Against the backdrop of bad theory and bad policies, Europe has engaged in a series of ad hoc rescues and bailouts that tamp down flareups where they occur.
And heretofore Europe has actually gotten lucky. All the big votes have gone Europe’s way.
Remember all those Greek austerity votes? They always passed by the skin of their teeth.
Remember the German Supreme Court decision on the legality of the bailouts? It went Europe’s way.
Remember when Slovenia was the centre of attention, because it came close to not approving the expanded bailout plan? Slovenia eventually played ball.
And then of course the public elections always turned out OK. In Greece last summer, the conservative New Democracy party narrowly edged out the leftist SYRIZA party. Had SYRIZA won, it would have set up an epic clash, as SYRIZA was not going to go along with the austerity that was demanded by the outside.

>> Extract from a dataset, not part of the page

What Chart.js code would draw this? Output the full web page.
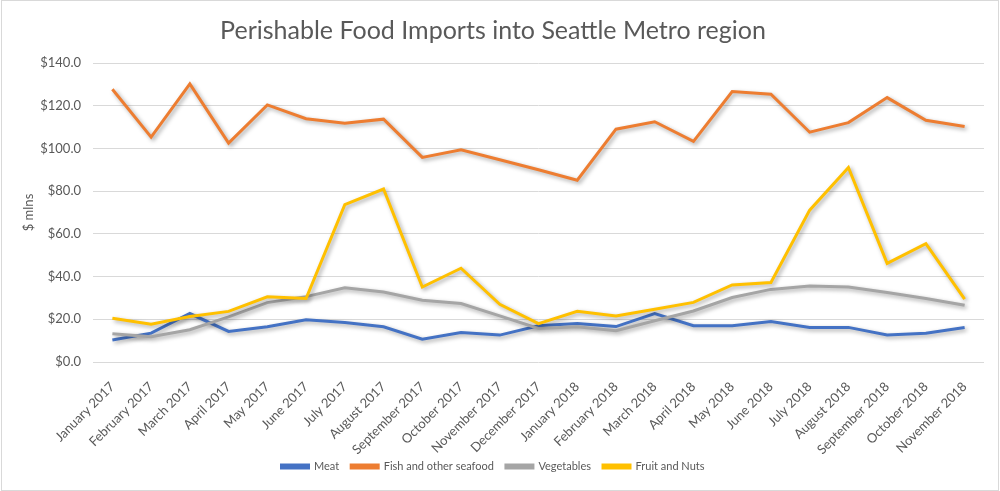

It looks like Europe’s luck is running out.
In Italy last month, the election ended inconclusively. The centre-left coalition failed to get enough votes (it seems) to form a government, and there might need to be new elections.
And then it finally happened in Cyprus yesterday. A bailout vote just failed. It didn’t just fail. It didn’t even garner one yea vote.
And the whole reason Cyprus is faced with this awful bailout proposal (which taxes depositors) is because if Cyprus were to just get a grant or a blank check without brutal conditions, then that couldn’t pass the German parliament. So there are really two parliaments here that are ready to vote ‘no’ on something.
This has always been the risk to the system, that a vote would go wrong. And now it’s happened.